L'alcool est responsable de 7% des décès de personnes adultes survenus en 2015, estime l'organisme public, un chiffre en légère baisse par rapport aux estimations précédentes mais qui en fait toujours la deuxième cause de mortalité évitable après le tabac (78.000 décès par an).
C'est une "hécatombe", déplore le psychiatre spécialiste des addictions Amine Benyamina, qui critique sur Twitter "l'insuffisance des mesures" prises par le gouvernement.

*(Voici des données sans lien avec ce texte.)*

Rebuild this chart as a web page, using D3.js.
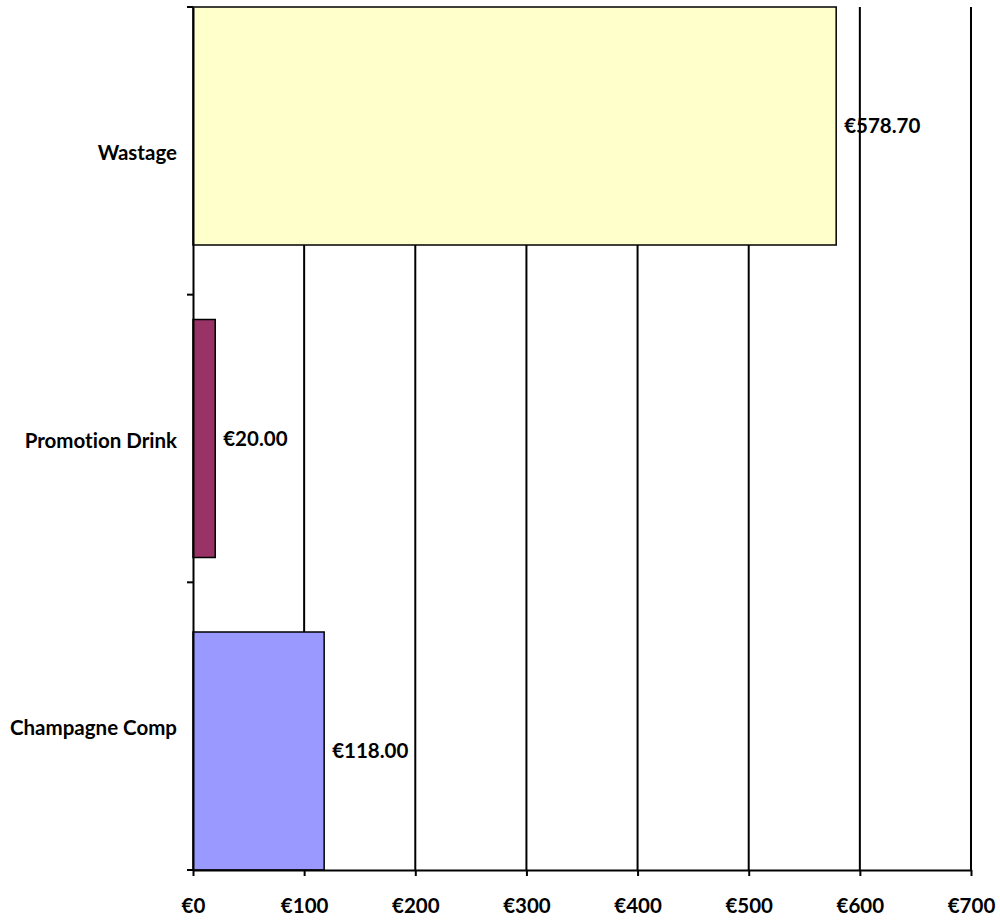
<!DOCTYPE html>
<html><head><meta charset="utf-8">
<script src="https://cdn.jsdelivr.net/npm/d3@7"></script>
<style>body{margin:0;background:#fff}svg text{font-family:Lato,"Open Sans",sans-serif;font-weight:bold;fill:#000;font-variant-ligatures:none;font-feature-settings:"liga" 0}</style>
</head><body>
<svg id="c" width="1000" height="920"></svg>
<script>
const categories = ["Wastage", "Promotion Drink", "Champagne Comp"];
const values = [578.70, 20.00, 118.00];
const colors = ["#FFFFCC", "#993366", "#9999FF"];
const xTicks = [0, 100, 200, 300, 400, 500, 600, 700];

const svg = d3.select("#c");
const mLeft = 193, mRight = 971, mTop = 7, mBottom = 870;
const fs = 20.5;
const x = d3.scaleLinear().domain([0, 700]).range([mLeft, mRight]);
const y = d3.scaleBand().domain(categories).range([mTop, mBottom]).paddingInner(0);
const barH = 238;
const offset = d3.scalePoint().domain(d3.range(categories.length)).range([0, y.bandwidth() - barH]);
const euro = v => "€" + v;

// gridlines
svg.append("g").selectAll("line").data(xTicks.filter(t => t > 0)).join("line")
  .attr("x1", d => x(d)).attr("x2", d => x(d)).attr("y1", mTop).attr("y2", mBottom)
  .attr("stroke", "#000").attr("stroke-width", 2);

// bars
const data = categories.map((c, i) => ({c, v: values[i], i, col: colors[i]}));
svg.append("g").selectAll("rect").data(data).join("rect")
  .attr("x", x(0)).attr("y", d => y(d.c) + offset(d.i))
  .attr("width", d => x(d.v) - x(0)).attr("height", barH)
  .attr("fill", d => d.col).attr("stroke", "#000").attr("stroke-width", 1.5);

// value labels
svg.append("g").selectAll("text").data(data).join("text")
  .attr("x", d => x(d.v) + 8).attr("y", d => y(d.c) + offset(d.i) + barH / 2)
  .attr("dy", "0.35em").attr("font-size", fs).text(d => "€" + d.v.toFixed(2));

// x axis
const xa = svg.append("g").attr("transform", `translate(0,${mBottom})`)
  .call(d3.axisBottom(x).tickValues(xTicks).tickFormat(euro).tickSizeInner(6).tickSizeOuter(0).tickPadding(22));
xa.select(".domain").attr("stroke", "#000").attr("stroke-width", 2);
xa.selectAll(".tick line").attr("stroke", "#000").attr("stroke-width", 2);
xa.selectAll("text").attr("font-size", fs).attr("font-family", "Lato, sans-serif").attr("font-weight", "bold");

// y axis
const ya = svg.append("g").attr("transform", `translate(${mLeft},0)`)
  .call(d3.axisLeft(y).tickSize(0).tickPadding(16));
ya.select(".domain").attr("stroke", "#000").attr("stroke-width", 2);
ya.selectAll("text").attr("font-size", fs).attr("font-family", "Lato, sans-serif").attr("font-weight", "bold").attr("dy", "0.45em");
// y category separator ticks
const sep = categories.map(c => y(c)).concat([mBottom]);
svg.append("g").selectAll("line").data(sep).join("line")
  .attr("x1", mLeft - 6).attr("x2", mLeft).attr("y1", d => d).attr("y2", d => d)
  .attr("stroke", "#000").attr("stroke-width", 2);
</script>
</body></html>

"Combien de morts faut-il attendre avant la mise en oeuvre d'une politique de réduction des risques réellement efficace ?", renchérit dans un communiqué l'Association nationale de prévention en alcoologie et addictologie (ANPAA).
La publication début janvier du plan gouvernemental contre les addictions avait suscité des réactions mitigées des spécialistes regrettant l'absence de mesures concrètes pour lutter contre ce fléau, telles que l'augmentation du prix de l'alcool.

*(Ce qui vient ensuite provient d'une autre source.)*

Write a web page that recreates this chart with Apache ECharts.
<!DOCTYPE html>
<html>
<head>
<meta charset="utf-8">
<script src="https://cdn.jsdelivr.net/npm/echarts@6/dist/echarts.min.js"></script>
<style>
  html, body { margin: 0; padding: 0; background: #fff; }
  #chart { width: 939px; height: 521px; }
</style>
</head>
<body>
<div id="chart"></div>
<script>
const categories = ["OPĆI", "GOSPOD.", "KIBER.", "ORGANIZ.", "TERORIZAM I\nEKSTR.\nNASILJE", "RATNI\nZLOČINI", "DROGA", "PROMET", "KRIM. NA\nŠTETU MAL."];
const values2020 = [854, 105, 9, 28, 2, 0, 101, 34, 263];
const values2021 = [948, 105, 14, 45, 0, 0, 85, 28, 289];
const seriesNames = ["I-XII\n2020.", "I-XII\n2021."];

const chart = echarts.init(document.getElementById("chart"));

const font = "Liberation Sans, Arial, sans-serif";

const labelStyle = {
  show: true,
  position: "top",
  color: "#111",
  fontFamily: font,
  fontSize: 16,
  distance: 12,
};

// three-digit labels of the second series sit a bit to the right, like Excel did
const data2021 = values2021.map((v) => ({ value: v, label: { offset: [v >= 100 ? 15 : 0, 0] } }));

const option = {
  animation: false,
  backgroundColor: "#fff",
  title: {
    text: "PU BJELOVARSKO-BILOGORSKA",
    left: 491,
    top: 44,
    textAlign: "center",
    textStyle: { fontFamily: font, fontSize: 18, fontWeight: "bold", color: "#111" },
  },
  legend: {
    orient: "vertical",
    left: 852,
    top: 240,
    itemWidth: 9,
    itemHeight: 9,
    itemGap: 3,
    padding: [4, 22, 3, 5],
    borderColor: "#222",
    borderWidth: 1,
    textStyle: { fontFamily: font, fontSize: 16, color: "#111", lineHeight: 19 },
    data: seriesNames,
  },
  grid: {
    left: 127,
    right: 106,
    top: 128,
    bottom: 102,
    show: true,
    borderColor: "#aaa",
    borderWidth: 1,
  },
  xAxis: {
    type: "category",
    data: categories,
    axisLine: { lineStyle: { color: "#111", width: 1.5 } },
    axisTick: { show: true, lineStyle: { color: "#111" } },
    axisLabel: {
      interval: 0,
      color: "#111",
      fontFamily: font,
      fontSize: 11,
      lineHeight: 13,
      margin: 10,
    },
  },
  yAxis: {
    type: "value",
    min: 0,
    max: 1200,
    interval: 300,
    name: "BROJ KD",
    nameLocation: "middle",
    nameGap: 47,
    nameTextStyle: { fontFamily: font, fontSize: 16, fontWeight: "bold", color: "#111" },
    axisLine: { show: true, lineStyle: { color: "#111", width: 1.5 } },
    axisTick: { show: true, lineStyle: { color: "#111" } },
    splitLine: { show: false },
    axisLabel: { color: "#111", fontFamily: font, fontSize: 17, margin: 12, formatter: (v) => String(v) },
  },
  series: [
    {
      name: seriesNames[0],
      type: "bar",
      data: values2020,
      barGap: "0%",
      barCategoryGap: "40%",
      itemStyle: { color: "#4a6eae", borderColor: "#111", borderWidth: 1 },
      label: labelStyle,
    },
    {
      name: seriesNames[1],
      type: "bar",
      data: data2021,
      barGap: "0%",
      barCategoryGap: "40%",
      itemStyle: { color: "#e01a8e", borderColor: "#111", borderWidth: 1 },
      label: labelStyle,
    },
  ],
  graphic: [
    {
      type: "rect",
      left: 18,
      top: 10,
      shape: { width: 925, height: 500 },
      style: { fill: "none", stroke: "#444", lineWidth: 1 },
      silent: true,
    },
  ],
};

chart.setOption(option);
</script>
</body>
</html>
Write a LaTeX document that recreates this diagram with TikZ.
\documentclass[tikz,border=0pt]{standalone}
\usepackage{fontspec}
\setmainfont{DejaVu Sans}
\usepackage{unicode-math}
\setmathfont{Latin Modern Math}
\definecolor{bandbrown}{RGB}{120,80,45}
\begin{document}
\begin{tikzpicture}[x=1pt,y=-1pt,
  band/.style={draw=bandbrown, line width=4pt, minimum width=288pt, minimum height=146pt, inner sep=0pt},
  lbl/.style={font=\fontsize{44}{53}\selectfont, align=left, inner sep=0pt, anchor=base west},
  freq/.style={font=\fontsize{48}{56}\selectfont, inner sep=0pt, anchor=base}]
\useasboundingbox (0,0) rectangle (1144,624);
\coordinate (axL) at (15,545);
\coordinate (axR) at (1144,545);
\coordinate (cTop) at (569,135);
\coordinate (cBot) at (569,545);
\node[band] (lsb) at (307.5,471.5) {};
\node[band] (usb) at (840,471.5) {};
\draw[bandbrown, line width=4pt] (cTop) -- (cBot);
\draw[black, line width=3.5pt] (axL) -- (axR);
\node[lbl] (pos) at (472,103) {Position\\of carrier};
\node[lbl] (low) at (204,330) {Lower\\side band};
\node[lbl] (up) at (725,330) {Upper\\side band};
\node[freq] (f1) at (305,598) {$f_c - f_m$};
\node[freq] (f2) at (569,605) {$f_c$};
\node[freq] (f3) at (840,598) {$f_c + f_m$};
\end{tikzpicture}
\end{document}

Puis le ministre de l'Agriculture Didier Guillaume avait estimé que le vin n'était "pas un alcool comme les autres", déclenchant l'indignation des médecins addictologues. La ministre de la Santé Agnès Buzyn avait appelé à ne "pas banaliser la consommation d'alcool".

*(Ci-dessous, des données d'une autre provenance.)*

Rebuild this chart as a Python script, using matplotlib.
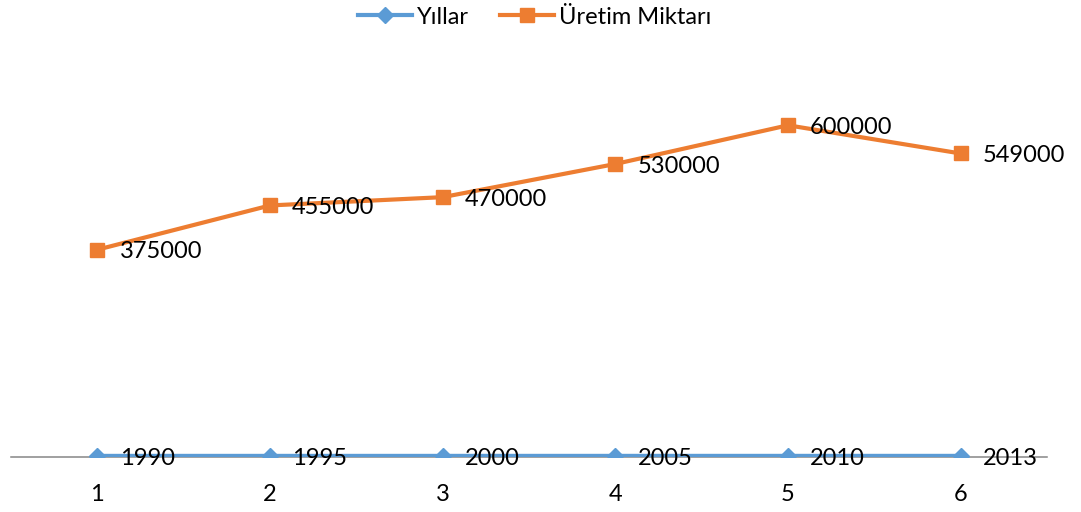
import matplotlib
matplotlib.use("Agg")
import matplotlib.pyplot as plt

plt.rcParams['font.family'] = ['Lato', 'DejaVu Sans']

categories = [1, 2, 3, 4, 5, 6]
yillar = [1990, 1995, 2000, 2005, 2010, 2013]
uretim = [375000, 455000, 470000, 530000, 600000, 549000]

BLUE = '#5B9BD5'
ORANGE = '#ED7D31'
FS = 17

fig = plt.figure(figsize=(10.81, 5.12), dpi=100)
ax = fig.add_axes([11/1081, 55/512, (1047-11)/1081, (457-70)/512])

x = list(range(len(categories)))
ax.plot(x, yillar, color=BLUE, lw=3, marker='D', ms=8.5, label='Yıllar', zorder=3)
ax.plot(x, uretim, color=ORANGE, lw=3, marker='s', ms=10.5, label='Üretim Miktarı', zorder=3)

for xi, v in zip(x, yillar):
    ax.annotate(str(v), (xi, v), xytext=(16, -2), textcoords='offset points',
                ha='left', va='center', fontsize=FS, color='black', zorder=4)
for xi, v in zip(x, uretim):
    ax.annotate(str(v), (xi, v), xytext=(16, -1.5), textcoords='offset points',
                ha='left', va='center', fontsize=FS, color='black', zorder=4)

ax.set_xlim(-0.5, len(categories) - 0.5)
ax.set_ylim(0, 700000)
ax.set_xticks(x)
ax.set_xticklabels([str(c) for c in categories], fontsize=FS)
ax.tick_params(axis='x', length=0, pad=19.5)
ax.set_yticks([])
for s in ['top', 'right', 'left']:
    ax.spines[s].set_visible(False)
ax.spines['bottom'].set_color('#868686')
ax.spines['bottom'].set_linewidth(1.1)
ax.spines['bottom'].set_zorder(1)

leg = fig.legend(loc='center', bbox_to_anchor=(0.5 - 6/1081, 1 - 17/512), ncol=2, frameon=False,
                 fontsize=FS, handlelength=2.3, handletextpad=0.2, columnspacing=1.3,
                 borderpad=0, borderaxespad=0)

fig.savefig('out.png', dpi=100)
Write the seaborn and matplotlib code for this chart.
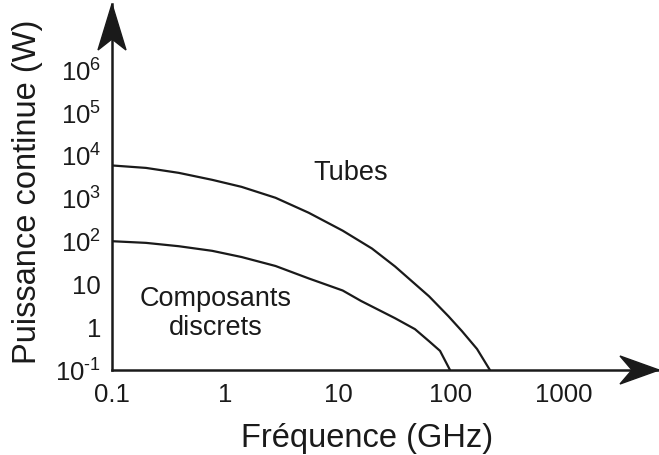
import numpy as np
import pandas as pd
import matplotlib
matplotlib.use("Agg")
import matplotlib.pyplot as plt
from matplotlib.patches import Polygon
import seaborn as sns

# ---- data ----
freq_tubes = [0.1, 0.2, 0.39, 0.77, 1.4, 2.8, 5.5, 11, 20, 32, 64, 95, 125, 170, 221]
power_tubes = [6000, 5260, 4030, 2770, 1900, 1055, 472, 180, 68.7, 26.2, 5.26, 1.8, 0.81, 0.31, 0.1]
freq_disc = [0.1, 0.2, 0.39, 0.77, 1.4, 2.8, 5.5, 11, 16, 32, 48, 64, 80, 98]
power_disc = [102, 93.3, 77.9, 60.8, 43.6, 26.9, 13.8, 7.2, 4.1, 1.62, 0.9, 0.47, 0.28, 0.1]

x_ticks = [0.1, 1, 10, 100, 1000]
x_ticklabels = ["0.1", "1", "10", "100", "1000"]
y_ticks = [0.1, 1, 10, 1e2, 1e3, 1e4, 1e5, 1e6]
y_ticklabels = [r"$\mathregular{10^{\text{-1}}}$", "1", "10", r"$\mathregular{10^{2}}$",
                r"$\mathregular{10^{3}}$", r"$\mathregular{10^{4}}$",
                r"$\mathregular{10^{5}}$", r"$\mathregular{10^{6}}$"]

df = pd.concat([
    pd.DataFrame({"f": freq_tubes, "p": power_tubes, "s": "Tubes"}),
    pd.DataFrame({"f": freq_disc, "p": power_disc, "s": "Composants discrets"}),
])

sns.set_style("white")
plt.rcParams["font.family"] = ["Liberation Sans", "DejaVu Sans"]
plt.rcParams["mathtext.fontset"] = "custom"
plt.rcParams["mathtext.rm"] = "Liberation Sans"
plt.rcParams["mathtext.it"] = "Liberation Sans:italic"
plt.rcParams["mathtext.bf"] = "Liberation Sans:bold"

INK = "#1a1a1a"
W, H = 659, 455
fig = plt.figure(figsize=(W / 100, H / 100), dpi=100)
ax = fig.add_axes([112 / W, (H - 370) / H, (W - 112) / W, (370 - 4) / H])

sns.lineplot(data=df, x="f", y="p", units="s", estimator=None, sort=False,
             color=INK, linewidth=1.6, ax=ax, legend=False)

ax.set_xscale("log")
ax.set_yscale("log")
ax.set_xlim(0.1, 10 ** 3.841)
ax.set_ylim(0.1, 10 ** 7.55)
ax.set_xticks(x_ticks)
ax.set_xticklabels(x_ticklabels)
ax.set_yticks(y_ticks)
ax.set_yticklabels(y_ticklabels)
ax.minorticks_off()

for side in ["top", "right"]:
    ax.spines[side].set_visible(False)
for side in ["left", "bottom"]:
    ax.spines[side].set_linewidth(1.8)
    ax.spines[side].set_color(INK)

ax.tick_params(axis="both", which="major", direction="in", length=7.5, width=1.6,
               color=INK, labelsize=18.5, labelcolor=INK)
ax.tick_params(axis="x", pad=9)
ax.tick_params(axis="y", pad=8)

ax.set_xlabel("Fréquence (GHz)", fontsize=23.5, color=INK)
ax.xaxis.set_label_coords((367 - 112) / 547, (370 - 438) / 366)
ax.xaxis.label.set_va("center")
ax.set_ylabel("Puissance continue (W)", fontsize=23.5, color=INK)
ax.yaxis.set_label_coords((28 - 112) / 547, (370 - 192) / 366)
ax.yaxis.label.set_va("center")

ax.text(13, 4100, "Tubes", fontsize=19.5, ha="center", va="center", color=INK)
ax.text(0.82, 2.1, "Composants\ndiscrets", fontsize=19.5, ha="center", va="center",
        linespacing=1.15, color=INK)

# arrow heads (decoration), in pixel -> figure coordinates
def fig_pts(pts):
    return [(x / W, 1 - y / H) for x, y in pts]

up = Polygon(fig_pts([(112, 4), (126, 50), (112, 39), (98, 50)]), closed=True,
             transform=fig.transFigure, color=INK, clip_on=False)
right = Polygon(fig_pts([(659, 370), (620, 356), (632, 370), (620, 384)]), closed=True,
                transform=fig.transFigure, color=INK, clip_on=False)
fig.patches.extend([up, right])

fig.savefig("out.png", dpi=100)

En 2009, 49.000 décès étaient dus à l'alcool, soit 9% du total.
Cette baisse "s'explique en grande partie par la diminution de la mortalité pour les causes liées à l'alcool" (notamment parce qu'on sait mieux soigner les maladies qu'il provoque), plus que par la légère baisse de la consommation, passée de 27 à 26 g d'alcool pur par jour entre 2009 et 2015, expliquent les auteurs de l'article, publié dans le bulletin épidémiologique hebdomadaire (BEH) de l'organisme public.
Le bilan est beaucoup plus lourd chez les hommes, pour lesquels l'alcool est à l'origine de plus d'un décès sur 10 (11%), contre 4% chez les femmes.
La France fait moins bien que les pays voisins: en Ecosse, l'alcool causerait ainsi 6,8% des décès chez les hommes et 3,3% chez les femmes, en Suisse, 5% et 1,4% respectivement, et en Italie, 3% et 2%.
L'étude, menée par un biostatisticien et une épidémiologiste, se base sur les consommations déclarées par un échantillon de 20.000 personnes et sur les chiffres de vente d'alcool, les enquêtes déclaratives tendant à minimiser le nombre de verres pris.
Ils ont ensuite recoupé ces chiffres avec l'ensemble des causes de mortalité pour lesquelles l'alcool modifie le risque.
"Effets délétères"
Le cancer ressort ainsi largement en tête, avec 16.000 décès, devant les maladies cardiovasculaires (9.900), les maladies digestives (6.800) et les accidents et suicides (5.400).
La très grande majorité de ces décès (90%) "sont liés à des consommations supérieures à 53 g par jour" d'alcool pur, soit plus de 5 unités d'alcool.
Ces chiffres plaident pour inciter la population à réduire sa consommation moyenne, de 2,6 verres par adulte et par jour en 2015, pour "l'abaisser à moins de 10 verres par semaine, dose qu'il est recommandé de ne pas dépasser", concluent les auteurs.
D'autant que la consommation moyenne des Français ne baisse plus sur une période plus récente, montre une autre étude de la même publication: elle était en 2017 de 11,7 litres d'alcool pur par habitant de plus de 15 ans, soit le même niveau qu'en 2013.
Cette moyenne présente de grandes disparités : 10% des 18-75 ans boivent à eux seuls 58% de l'alcool consommé en France.
Cela doit inciter à cibler les politiques de santé sur les gros buveurs, juge Michel Reynaud, président du Fonds Actions Addictions, car les dommages "croissent de façon exponentielle selon les quantités".
Dans un commentaire publié sur le site The Conversation, le médecin fustige "le modèle économique des alcooliers", "bâti sur les consommations excessives" alors qu'ils "prétendent prôner une consommation modérée".
Toutefois, "même à la dose relativement modérée de moins de 18 g d'alcool pur consommé par jour (moins de deux verres standards) (...) le risque global est augmenté", rappelle Santé publique France.
"Les minimes et très sélectifs effets protecteurs de l'alcool sont réduits à néant par ses effets délétères", insiste dans un éditorial François Bourdillon, directeur général de l'organisme public.